Blunt agrees. "I think they're not to be mistaken for being submissive characters," she says of the protagonists of these films. "You sort of feel excited to see them emerge from their previous situations."
I feel like we're on a roll now, so I observe that she seems to be consistently drawn to strong female characters. It's a bad move, and not just for the obvious reason that Rachel is an utter mess and, in so many ways, the opposite of strong.
"I find that a little eye-rolling, if I'm honest," she says, chidingly but still rather charmingly. "You would never describe, for example, any of George Clooney's characters as being 'strong'. You would just assume that is a given. You would never have to say to Bruce Willis, 'Oh wow, you play really strong characters'.
Singing for her supper: Blunt with James Corden in Into the Woods (2014).
"I think it's something people like to use for female roles because they're not very 'feminine' or they're more opinionated or they just have, I guess, a more forthright way. And yet I know so many women who are like that, who are very together, very confident.
"I think it's a mistake to label female characters as 'strong' because they have a brain and they know how to string a sentence together and they have an opinion. Those are the women I like to hang out with."
You're right, I offer meekly. They're the women I like to hang out with, too. So if strong is the wrong word, maybe it would be better to say you tend to play rounded characters, characters with plenty of meat on their bones.
"I like that," she says. "The older I get, now I have kids, I'm very specific about when I work, and I just want to make sure what I do has meat on it, as you say. Something for me to bite into.
"I like playing women who are multi-faceted," she adds. "I don't like playing characters you can sum up in one line."
Well, no. If she did, she just might have become a pop singer instead.
Five classic domestic thrillers
Suspicion (1941)
Joan Fontaine is a rich girl who suspects her penniless playboy husband, played by Cary Grant, is planning to murder her for the life insurance money. Alfred Hitchcock brilliantly employs Grant's charm as a threatening device here; there's ambiguity of intention in everything he does.
Fatal Attraction (1987)
Adrian Lyne's smash hit is an allegorical goldmine: it's about AIDS, it's a feminist revenge tale, it's an anti-feminist backlash story. In simplest terms, it stars Michael Douglas as a man who cheats on his wife, then finds hell hath no fury like a one-night stand scorned. Glenn Close is seriously scary as the woman who gave the world the phrase "bunny boiler".
Malice (1993)
In 2014, Nicole Kidman starred in Before I Go to Sleep, in which she played a woman who wakes up each day with no memory of what happened the day before. So maybe Our Nic simply forgot she'd been here before, her breakout film Dead Calm (1989) being a domestic thriller at sea, and Malice a convoluted tale of betrayal that had her cast as the villain.

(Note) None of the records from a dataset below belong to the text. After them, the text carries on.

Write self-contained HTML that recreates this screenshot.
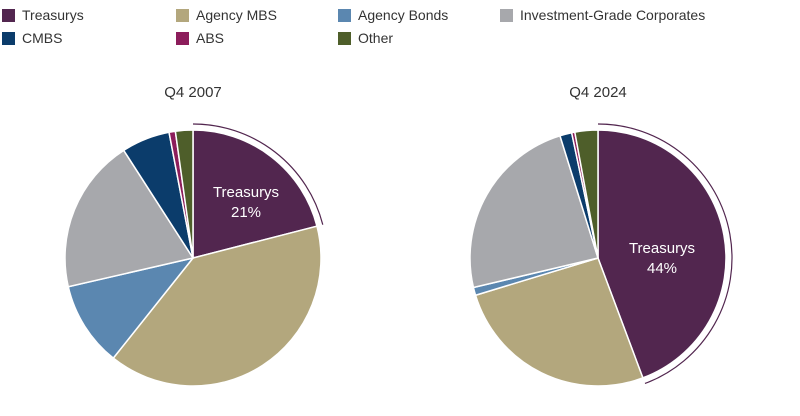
<!DOCTYPE html>
<html><head><meta charset="utf-8"><style>
body{margin:0;background:#fff;font-family:"Liberation Sans",sans-serif;}
#wrap{position:relative;width:800px;height:416px;overflow:hidden}
.leg{position:absolute;font-size:14px;color:#333;display:flex;align-items:center}
.sw{width:13px;height:13px;margin-right:7px;display:inline-block}
</style></head><body>
<div id="wrap">
<div id="legend"></div>
<svg id="svg" width="800" height="416" style="position:absolute;left:0;top:0"></svg>
</div>
<script>
const categories=["Treasurys","Agency MBS","Agency Bonds","Investment-Grade Corporates","CMBS","ABS","Other"];
const colors=["#52264f","#b3a77d","#5b87b0","#a7a8ac","#0b3c6b","#8c1d5b","#4e5e2a"];
const titles=["Q4 2007","Q4 2024"];
const values2007=[21,39.7,10.7,19.5,6.1,0.8,2.2];
const values2024=[44.3,26,1,23.9,1.5,0.4,2.9];
const legPos=[[2,7],[176,7],[338,7],[500,7],[2,30],[176,30],[338,30]];
const leg=document.getElementById('legend');
categories.forEach((c,i)=>{
 const d=document.createElement('div');d.className='leg';
 
 
 d.style.left=legPos[i][0]+'px';d.style.top=legPos[i][1]+'px';
 d.innerHTML='<span class="sw" style="background:'+colors[i]+'"></span>'+c;
 leg.appendChild(d);
});
const svg=document.getElementById('svg');const NS='http://www.w3.org/2000/svg';
function pt(cx,cy,r,f){const a=f*2*Math.PI;return [cx+r*Math.sin(a),cy-r*Math.cos(a)];}
function pie(vals,cx,cy,r,title,lx,ly){
 const tot=vals.reduce((a,b)=>a+b,0);let cum=0;
 vals.forEach((v,i)=>{
  const f0=cum/tot,f1=(cum+v)/tot;cum+=v;
  const p0=pt(cx,cy,r,f0),p1=pt(cx,cy,r,f1);
  const p=document.createElementNS(NS,'path');
  p.setAttribute('d',`M${cx},${cy}L${p0[0]},${p0[1]}A${r},${r} 0 ${f1-f0>0.5?1:0} 1 ${p1[0]},${p1[1]}Z`);
  p.setAttribute('fill',colors[i]);p.setAttribute('stroke','#fff');p.setAttribute('stroke-width','1.5');
  
  
  svg.appendChild(p);
 });
 const f=vals[0]/tot,R=r+6,a0=pt(cx,cy,R,0),a1=pt(cx,cy,R,f);
 const arc=document.createElementNS(NS,'path');
 arc.setAttribute('d',`M${a0[0]},${a0[1]}A${R},${R} 0 ${f>0.5?1:0} 1 ${a1[0]},${a1[1]}`);
 arc.setAttribute('fill','none');arc.setAttribute('stroke','#52264f');arc.setAttribute('stroke-width','1.2');
 
 
 svg.appendChild(arc);
 const t=document.createElementNS(NS,'text');t.setAttribute('x',cx);t.setAttribute('y',97);
 t.setAttribute('text-anchor','middle');t.setAttribute('font-size','15');t.setAttribute('fill','#333');
 t.setAttribute('font-family','Liberation Sans');t.textContent=title;
 
 
 svg.appendChild(t);
 ['Treasurys',Math.round(vals[0])+'%'].forEach((s,k)=>{
  const l=document.createElementNS(NS,'text');l.setAttribute('x',lx);l.setAttribute('y',ly+k*20);
  l.setAttribute('text-anchor','middle');l.setAttribute('font-size','15');l.setAttribute('fill','#fff');
  l.setAttribute('font-family','Liberation Sans');l.textContent=s;
  
  
  svg.appendChild(l);
 });
}
pie(values2007,193,258,128,titles[0],246,197);
pie(values2024,598,258,128,titles[1],662,253);
</script>
</body></html>
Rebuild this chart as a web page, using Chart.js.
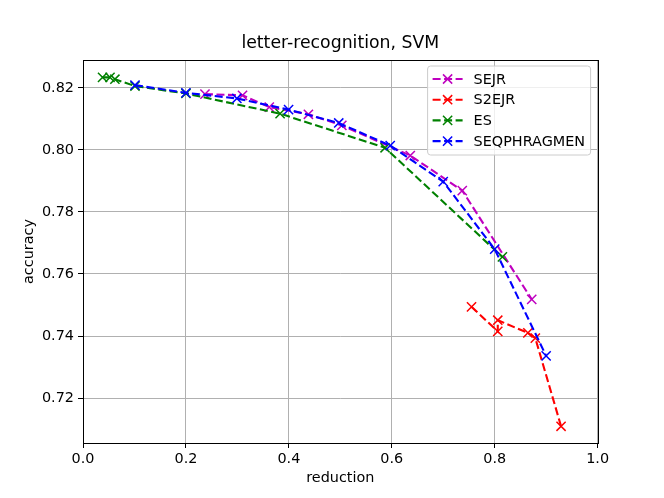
<!DOCTYPE html>
<html>
<head>
<meta charset="utf-8">
<script src="https://cdn.jsdelivr.net/npm/chart.js@4.4.0/dist/chart.umd.min.js"></script>
<style>
    html, body { margin: 0; padding: 0; background: #fff; }
</style>
</head>
<body>
<canvas id="chart" width="664" height="498"></canvas>
<script>
// letter-recognition, SVM : accuracy vs reduction

const chartTitle = "letter-recognition, SVM";
const seriesNames = ["SEJR", "S2EJR", "ES", "SEQPHRAGMEN"];
const seriesColors = ["#bf00bf", "#ff0000", "#008000", "#0000ff"];

const sejrX = [0.237, 0.31, 0.362, 0.438, 0.503, 0.636, 0.737, 0.872];
const sejrY = [0.8180, 0.8176, 0.8138, 0.8115, 0.8079, 0.7982, 0.7869, 0.7518];

const s2ejrX = [0.755, 0.806, 0.806, 0.8645, 0.879, 0.929];
const s2ejrY = [0.7494, 0.7415, 0.7451, 0.7410, 0.7393, 0.7109];

const esX = [0.038, 0.0525, 0.062, 0.101, 0.2, 0.383, 0.587, 0.815];
const esY = [0.8234, 0.8234, 0.8228, 0.8206, 0.8182, 0.8117, 0.8007, 0.7655];

const seqX = [0.101, 0.2, 0.299, 0.3995, 0.497, 0.597, 0.70, 0.80, 0.90];
const seqY = [0.8209, 0.8184, 0.8166, 0.8130, 0.8087, 0.8014, 0.7898, 0.7680, 0.7336];

const xTicks = [0.0, 0.2, 0.4, 0.6, 0.8, 1.0];
const yTicks = [0.72, 0.74, 0.76, 0.78, 0.80, 0.82];

const FONT = "'DejaVu Sans', sans-serif";
const tickFont = { family: FONT, size: 14.4 };

function toPoints(xs, ys) {
    return xs.map((x, i) => ({ x: x, y: ys[i] }));
}

function makeDataset(i, xs, ys) {
    return {
        label: seriesNames[i],
        data: toPoints(xs, ys),
        showLine: true,
        borderColor: seriesColors[i],
        backgroundColor: seriesColors[i],
        borderWidth: 2.1,
        borderDash: [8, 3.5],
        pointStyle: "crossRot",
        pointRadius: 6.5,
        pointBorderWidth: 1.5,
        pointBorderColor: seriesColors[i],
        order: 4 - i, // premier tracé = dessous
    };
}

// cadre complet + titre centré sur la zone de tracé
const framePlugin = {
    id: "frame",
    afterDatasetsDraw(chart) {
        const a = chart.chartArea;
        const ctx = chart.ctx;
        ctx.save();
        ctx.strokeStyle = "#000";
        ctx.lineWidth = 1;
        ctx.strokeRect(Math.round(a.left) + 0.5, Math.round(a.top) + 0.5,
            Math.round(a.right - a.left), Math.round(a.bottom - a.top));
        ctx.fillStyle = "#000";
        ctx.font = "17.3px " + FONT;
        ctx.textAlign = "center";
        ctx.textBaseline = "middle";
        ctx.fillText(chartTitle, (a.left + a.right) / 2, 44);
        ctx.restore();
    },
};

// légende façon matplotlib, en haut à droite
const legendPlugin = {
    id: "mplLegend",
    afterDraw(chart) {
        const ctx = chart.ctx;
        const a = chart.chartArea;
        const boxW = 163, boxH = 89;
        const bx = a.right - 7 - boxW, by = a.top + 6;
        ctx.save();
        ctx.beginPath();
        ctx.roundRect(bx, by, boxW, boxH, 3);
        ctx.fillStyle = "rgba(255,255,255,0.8)";
        ctx.fill();
        ctx.strokeStyle = "#cccccc";
        ctx.lineWidth = 1;
        ctx.stroke();
        chart.data.datasets.forEach((ds, i) => {
            const y = by + 13 + i * 20.7;
            const x0 = bx + 5, x1 = bx + 35, xm = (x0 + x1) / 2;
            ctx.strokeStyle = ds.borderColor;
            ctx.lineWidth = 2.1;
            ctx.setLineDash([8, 3.5]);
            ctx.beginPath();
            ctx.moveTo(x0, y);
            ctx.lineTo(x1, y);
            ctx.stroke();
            ctx.setLineDash([]);
            ctx.lineWidth = 1.5;
            const r = 6.5 * Math.SQRT1_2;
            ctx.beginPath();
            ctx.moveTo(xm - r, y - r);
            ctx.lineTo(xm + r, y + r);
            ctx.moveTo(xm - r, y + r);
            ctx.lineTo(xm + r, y - r);
            ctx.stroke();
            ctx.fillStyle = "#000";
            ctx.font = "14.4px " + FONT;
            ctx.textBaseline = "middle";
            ctx.fillText(ds.label, bx + 46, y + 1);
        });
        ctx.restore();
    },
};

new Chart(document.getElementById("chart").getContext("2d"), {
    type: "scatter",
    data: {
        datasets: [
            makeDataset(0, sejrX, sejrY),
            makeDataset(1, s2ejrX, s2ejrY),
            makeDataset(2, esX, esY),
            makeDataset(3, seqX, seqY),
        ],
    },
    options: {
        responsive: false,
        animation: false,
        devicePixelRatio: 1,
        layout: { padding: { top: 60, right: 66.4, bottom: 0, left: 0 } },
        plugins: {
            legend: { display: false },
            tooltip: { enabled: false },
            title: { display: false },
        },
        scales: {
            x: {
                type: "linear",
                min: 0,
                max: 1,
                afterBuildTicks: (s) => { s.ticks = xTicks.map((v) => ({ value: v })); },
                afterFit: (s) => { s.height = 55; },
                ticks: {
                    color: "#000",
                    font: tickFont,
                    padding: 3,
                    maxRotation: 0,
                    autoSkip: false,
                    callback: (v) => v.toFixed(1),
                },
                grid: { color: "#b0b0b0", lineWidth: 1, tickColor: "#000", tickLength: 5 },
                border: { display: true, color: "#000", width: 1 },
                title: {
                    display: true,
                    text: "reduction",
                    color: "#000",
                    font: tickFont,
                    padding: { top: 0, bottom: 11 },
                },
            },
            y: {
                type: "linear",
                min: 0.7055,
                max: 0.829,
                afterBuildTicks: (s) => { s.ticks = yTicks.map((v) => ({ value: v })); },
                afterFit: (s) => { s.width = 83; },
                ticks: {
                    color: "#000",
                    font: tickFont,
                    padding: 4,
                    autoSkip: false,
                    callback: (v) => v.toFixed(2),
                },
                grid: { color: "#b0b0b0", lineWidth: 1, tickColor: "#000", tickLength: 5 },
                border: { display: true, color: "#000", width: 1 },
                title: {
                    display: true,
                    text: "accuracy",
                    color: "#000",
                    font: tickFont,
                    padding: { top: 21, bottom: 0 },
                },
            },
        },
    },
    plugins: [framePlugin, legendPlugin],
});
</script>
</body>
</html>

Bill Pullman plays her husband, and Alec Baldwin is also in it, as a doctor with the biggest God complex ever.
Gone Girl (2014)
Gillian Flynn's novel has reportedly sold more than 15 million copies; David Fincher's film is a faithful adaptation aided immeasurably by having Ben Affleck, the man the world loves to hate, as Nick Dunne, the man the world loves to hate. But it's Rosamund Pike's film, really. Her Amy is appealing, angry, deceitful, damaged. Even if you know the ending it's a great ride.
The Gift (2015)
Written and directed by and co-starring Australian Joel Edgerton, this is a taut thriller about a happy couple (Jason Bateman and Rebecca Hall) whose lives begin to unravel after his old schoolmate (Edgerton) unexpectedly enters the frame. Edgerton expertly plays with and subverts the conventions of the genre. Terrific.